First go at the install and I find that by default it (UDT) chooses to poll all devices as both L2 and L3 capable. You can go back and uncheck these node by node, or by groups such as machine type. However, for a first time install, this is not an option. The flood of 49000 interfaces killed the NPM jobengine.exe process and we received aprox 200 false positive down node reports. This would go on around the time the L3 node poll would take place.
After my first call to tech support, we found the L3 issue and removed it from every device. The issues stopped, but of course we now were not getting 100% out of our UDT install. Even adding 20 L3 nodes would cause a false report of up to 10 devices.

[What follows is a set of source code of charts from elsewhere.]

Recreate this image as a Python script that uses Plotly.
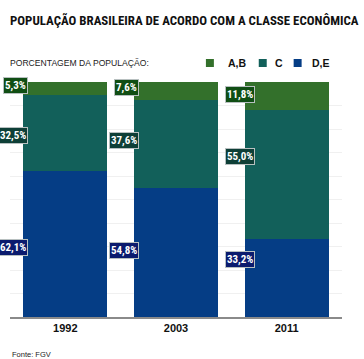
import plotly.graph_objects as go

years = ["1992", "2003", "2011"]
classes = ["D,E", "C", "A,B"]
values = {
    "D,E": [62.1, 54.8, 33.2],
    "C": [32.5, 37.6, 55.0],
    "A,B": [5.3, 7.6, 11.8],
}
labels = {
    "D,E": ["62,1%", "54,8%", "33,2%"],
    "C": ["32,5%", "37,6%", "55,0%"],
    "A,B": ["5,3%", "7,6%", "11,8%"],
}
legend_order = ["A,B", "C", "D,E"]

bar_colors = {"A,B": "#33702b", "C": "#12605a", "D,E": "#053d85"}
box_colors = {"A,B": "#104e14", "C": "#0e3f37", "D,E": "#0b1b6e"}
# vertical nudges of the value boxes (pixels, styling only)
label_yshift = {"A,B": [3, 3, 1], "C": [-3, 4, 18], "D,E": [-3, 2, 18]}

W, H = 364, 359
ml, mr, mt, mb = 9.5, 21.5, 82, 42
pw, ph = W - ml - mr, H - mt - mb


def px(xp, yp):
    return (xp - ml) / pw, 1 - (yp - mt) / ph


fig = go.Figure()
for c in classes:
    fig.add_trace(go.Bar(x=list(range(len(years))), y=values[c], name=c,
                         marker=dict(color=bar_colors[c], line=dict(width=0)),
                         showlegend=False, hoverinfo="skip"))

bargap = 0.24
half = (1 - bargap) / 2
for i in range(len(years)):
    base = 0
    for c in classes:
        v = values[c][i]
        fig.add_annotation(x=i - half, y=base + v / 2, xref="x", yref="y",
                           text="<b>" + labels[c][i] + "</b>", showarrow=False,
                           xanchor="right", xshift=5 if i < 2 else 10, yshift=label_yshift[c][i],
                           font=dict(family="Roboto Condensed", size=11, color="white"),
                           bgcolor=box_colors[c], bordercolor="#b8c0c0", borderwidth=1, borderpad=1)
        base += v

tx, ty = px(7, 21)
fig.add_annotation(x=tx, y=ty, xref="paper", yref="paper",
                   text="<b>POPULAÇÃO BRASILEIRA DE ACORDO COM A CLASSE ECONÔMICA</b>",
                   showarrow=False, xanchor="left", yanchor="middle",
                   font=dict(family="Roboto Condensed", size=12.9, color="#111"))

sx, sy = px(7, 63)
fig.add_annotation(x=sx, y=sy, xref="paper", yref="paper", text="PORCENTAGEM DA POPULAÇÃO:",
                   showarrow=False, xanchor="left", yanchor="middle",
                   font=dict(family="Liberation Sans, Arial", size=8.6, color="#222"))
fx, fy = px(9, 354)
fig.add_annotation(x=fx, y=fy, xref="paper", yref="paper", text="Fonte: FGV",
                   showarrow=False, xanchor="left", yanchor="middle",
                   font=dict(family="Liberation Sans, Arial", size=7.5, color="#222"))

legend_sq_x = [210, 263, 298]
legend_tx_x = [226, 273, 310]
for name, sqx, txx in zip(legend_order, legend_sq_x, legend_tx_x):
    x0, y0 = px(sqx - 4, 59)
    x1, y1 = px(sqx + 4, 67)
    fig.add_shape(type="rect", xref="paper", yref="paper", x0=x0, x1=x1, y0=y1, y1=y0,
                  fillcolor=bar_colors[name], line=dict(width=0))
    lx, ly = px(txx, 63)
    fig.add_annotation(x=lx, y=ly, xref="paper", yref="paper", text="<b>" + name + "</b>",
                       showarrow=False, xanchor="left", yanchor="middle",
                       font=dict(family="Liberation Sans, Arial", size=10.5, color="#111"))

fig.update_layout(
    width=W, height=H,
    margin=dict(l=ml, r=mr, t=mt, b=mb, autoexpand=False),
    paper_bgcolor="white", plot_bgcolor="white",
    barmode="stack", bargap=bargap,
    xaxis=dict(tickmode="array", tickvals=list(range(len(years))),
               ticktext=["<b>" + y + "</b>" for y in years],
               range=[-0.5, 2.5], showgrid=False, zeroline=False, showline=True,
               linecolor="#8a8a8a", linewidth=2, ticks="", ticklen=0,
               tickfont=dict(family="Liberation Sans, Arial", size=11, color="#111")),
    yaxis=dict(range=[0, 100], dtick=10, showgrid=True, gridcolor="#f0f0f0", gridwidth=1,
               showticklabels=False, zeroline=False, ticks=""),
    font=dict(family="Liberation Sans, Arial"),
)

fig.write_html("out.html", config={"displayModeBar": False},
               post_script="document.body.style.margin='0';document.body.style.overflow='hidden';")
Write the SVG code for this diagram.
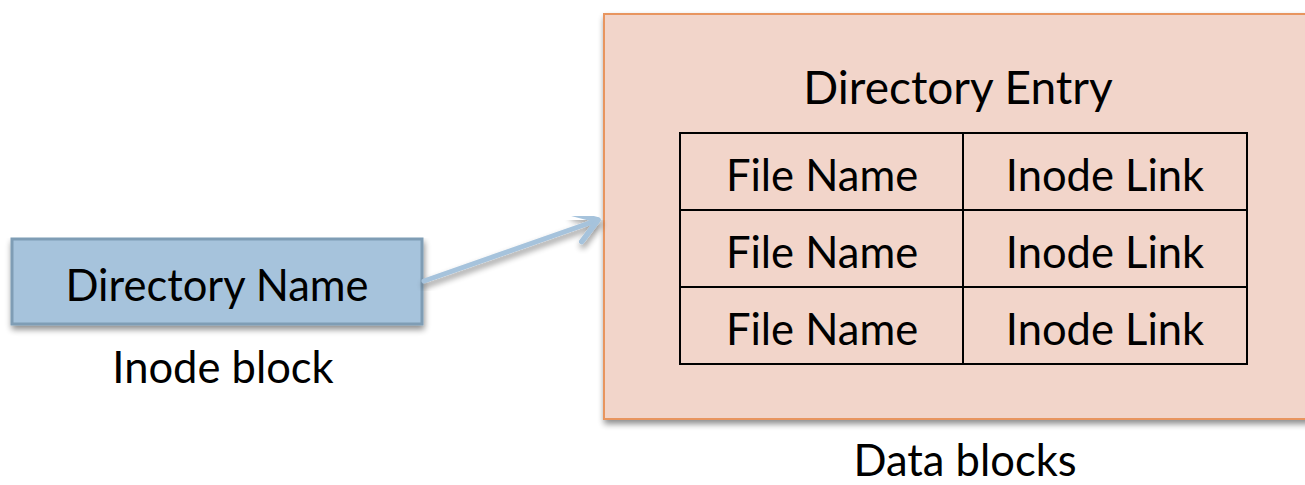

The nodes are the same every time, but I have removed them and added them in. None are in the same building, and in fact four are in a different city.
We also deploy the HP Network Node Manager which is essentially a really expensive Orion tool, but its clunky and difficult to use. It however, never sees these down nodes. Whats more, I can ping/telnet to all the "down" nodes from the Orion application server without issue. During my console sessions into the switch, I see the proc useage is nothing at all. The bandwidth isn't a problem, and we don't packetshape.
I need to figure out why the nodes are reporting as down. ICMP is obviously happening between the Orion server and the nodes in question. I'm looking to start a topic on the NPM/UDT jobengine, and how it can be managed to work together in this type of installation.
Holy crap, no more typing. Thanks for the help.